Cooperação entre os poderes: O Poder Judiciário, o Ministério Público e as forças de segurança devem trabalhar em conjunto para que os criminosos sejam julgados e condenados sem entraves burocráticos.
Investimento em políticas sociais
Prevenção ao recrutamento de jovens: As facções costumam recrutar jovens de áreas vulneráveis, oferecendo uma falsa promessa de poder e dinheiro fácil. Para impedir que isso continue, é necessário investir em programas sociais, como educação de qualidade, qualificação profissional, esportes e cultura, além de gerar empregos nessas áreas.
Fortalecimento da rede de proteção social: A oferta de serviços de saúde, educação e lazer deve ser ampliada nessas comunidades, mostrando que o Estado está presente não apenas com a força, mas também com a provisão de direitos básicos.

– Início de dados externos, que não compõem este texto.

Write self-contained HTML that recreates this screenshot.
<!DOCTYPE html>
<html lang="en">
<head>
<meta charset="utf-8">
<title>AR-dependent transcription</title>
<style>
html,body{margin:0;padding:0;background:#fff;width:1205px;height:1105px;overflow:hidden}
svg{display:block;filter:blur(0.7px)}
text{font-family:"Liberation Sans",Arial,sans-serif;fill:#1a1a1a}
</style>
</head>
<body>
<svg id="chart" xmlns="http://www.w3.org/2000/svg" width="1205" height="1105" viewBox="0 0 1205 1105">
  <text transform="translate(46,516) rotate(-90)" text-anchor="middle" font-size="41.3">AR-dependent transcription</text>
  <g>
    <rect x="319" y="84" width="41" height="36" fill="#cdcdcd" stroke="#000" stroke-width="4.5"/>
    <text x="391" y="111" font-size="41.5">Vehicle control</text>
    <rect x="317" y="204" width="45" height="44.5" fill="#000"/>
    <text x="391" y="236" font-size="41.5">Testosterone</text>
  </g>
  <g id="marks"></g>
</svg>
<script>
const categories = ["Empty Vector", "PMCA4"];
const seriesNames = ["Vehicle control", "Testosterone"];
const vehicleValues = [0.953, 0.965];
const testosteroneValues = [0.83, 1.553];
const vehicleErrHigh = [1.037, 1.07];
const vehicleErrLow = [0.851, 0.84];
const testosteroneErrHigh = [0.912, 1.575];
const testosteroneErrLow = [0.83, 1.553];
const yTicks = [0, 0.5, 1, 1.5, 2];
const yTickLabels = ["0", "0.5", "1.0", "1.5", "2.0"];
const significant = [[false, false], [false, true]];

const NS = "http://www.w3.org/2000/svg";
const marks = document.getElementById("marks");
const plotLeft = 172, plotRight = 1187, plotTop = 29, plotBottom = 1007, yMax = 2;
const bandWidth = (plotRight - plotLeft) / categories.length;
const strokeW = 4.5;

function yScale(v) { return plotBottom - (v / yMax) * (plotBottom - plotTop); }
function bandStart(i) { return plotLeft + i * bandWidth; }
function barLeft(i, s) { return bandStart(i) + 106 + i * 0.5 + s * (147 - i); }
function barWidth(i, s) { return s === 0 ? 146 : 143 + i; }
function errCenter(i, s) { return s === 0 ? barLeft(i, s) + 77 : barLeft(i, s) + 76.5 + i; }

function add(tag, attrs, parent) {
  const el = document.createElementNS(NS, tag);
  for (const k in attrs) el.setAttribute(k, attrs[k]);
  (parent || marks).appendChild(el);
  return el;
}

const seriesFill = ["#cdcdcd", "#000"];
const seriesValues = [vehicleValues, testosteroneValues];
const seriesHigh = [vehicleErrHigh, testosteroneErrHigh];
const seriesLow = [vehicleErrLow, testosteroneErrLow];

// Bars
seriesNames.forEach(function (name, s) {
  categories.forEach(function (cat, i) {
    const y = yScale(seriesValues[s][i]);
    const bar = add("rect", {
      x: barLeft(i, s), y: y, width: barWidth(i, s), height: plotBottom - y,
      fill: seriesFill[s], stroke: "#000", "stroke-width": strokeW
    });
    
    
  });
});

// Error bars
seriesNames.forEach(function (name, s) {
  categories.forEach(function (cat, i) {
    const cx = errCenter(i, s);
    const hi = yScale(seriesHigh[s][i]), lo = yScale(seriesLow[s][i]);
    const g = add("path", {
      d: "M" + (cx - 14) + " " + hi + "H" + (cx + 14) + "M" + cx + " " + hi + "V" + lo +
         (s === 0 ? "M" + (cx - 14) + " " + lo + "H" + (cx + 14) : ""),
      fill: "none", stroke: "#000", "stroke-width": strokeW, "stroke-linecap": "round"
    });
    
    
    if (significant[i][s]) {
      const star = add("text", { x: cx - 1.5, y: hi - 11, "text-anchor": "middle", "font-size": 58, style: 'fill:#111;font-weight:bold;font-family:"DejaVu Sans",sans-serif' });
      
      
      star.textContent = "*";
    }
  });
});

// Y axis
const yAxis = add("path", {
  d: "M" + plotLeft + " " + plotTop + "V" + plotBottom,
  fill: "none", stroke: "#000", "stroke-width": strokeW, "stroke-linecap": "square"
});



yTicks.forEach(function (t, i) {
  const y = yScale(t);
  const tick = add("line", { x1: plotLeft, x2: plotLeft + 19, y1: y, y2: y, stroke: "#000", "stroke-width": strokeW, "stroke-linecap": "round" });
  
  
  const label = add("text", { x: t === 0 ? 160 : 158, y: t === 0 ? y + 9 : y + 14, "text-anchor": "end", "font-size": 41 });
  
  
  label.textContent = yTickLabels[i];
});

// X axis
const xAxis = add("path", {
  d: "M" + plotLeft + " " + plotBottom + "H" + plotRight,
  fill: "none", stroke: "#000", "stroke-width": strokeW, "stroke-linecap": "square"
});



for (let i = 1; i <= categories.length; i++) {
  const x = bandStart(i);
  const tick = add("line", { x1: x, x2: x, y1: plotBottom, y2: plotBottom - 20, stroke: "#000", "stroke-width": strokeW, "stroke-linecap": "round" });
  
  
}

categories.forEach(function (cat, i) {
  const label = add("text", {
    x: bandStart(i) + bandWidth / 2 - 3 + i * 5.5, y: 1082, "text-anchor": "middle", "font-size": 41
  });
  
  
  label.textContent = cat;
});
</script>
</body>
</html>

Reforço na segurança dos comerciantes e empresas
Proteção ao setor produtivo: Empresas que operam em áreas de risco devem ter garantias de segurança reforçadas, com policiamento especializado e esquemas de proteção que permitam sua continuidade. Parcerias público-privadas podem ser firmadas para proteger negócios de extorsões, impedindo que o crime enfraqueça a economia local.
Suporte a pequenas e médias empresas: A criação de linhas de crédito ou incentivos fiscais para pequenos negócios que se veem ameaçados por facções pode ajudar a aliviar o peso do “pedágio” criminoso e estimular a resistência ao crime.
Apoio à população ameaçada
Programas de proteção e reassentamento: Para moradores diretamente ameaçados, programas de proteção e, em casos extremos, reassentamento em áreas mais seguras podem ser criados. Testemunhas ou vítimas devem contar com proteção adequada para se sentirem seguras ao denunciar atividades criminosas.
Campanhas de conscientização e apoio comunitário
Mobilização social: Promover campanhas educativas e de conscientização nas comunidades, incentivando a população a colaborar com as autoridades sem medo de represálias. Programas de apoio psicológico para famílias afetadas pela violência também devem ser implementados.
Fortalecimento das associações de moradores: Associações locais de moradores podem ser parceiras estratégicas das autoridades, ajudando a identificar problemas e sugerir soluções com base nas necessidades e realidades das comunidades.
Monitoramento e avaliação contínua
Indicadores de desempenho: É necessário criar indicadores claros e transparentes para medir o impacto das operações de segurança, como a redução de crimes violentos, a prisão de líderes criminosos e a desarticulação de redes de financiamento do crime.
Ajustes contínuos: As operações devem ser revisadas e ajustadas regularmente com base nos resultados obtidos. Isso garante que as estratégias permaneçam eficazes e adaptadas às mudanças nas táticas das facções criminosas.
A solução para o problema do crime organizado em Belém e Ananindeua passa por uma ação coordenada e eficiente das forças de segurança, apoiada por instituições jurídicas, sociais e econômicas. Com uma resposta estratégica e integrada, que combine inteligência, presença ostensiva e proteção social, é possível restabelecer a ordem, devolver a segurança à população e romper com o ciclo de violência imposto pelas facções criminosas.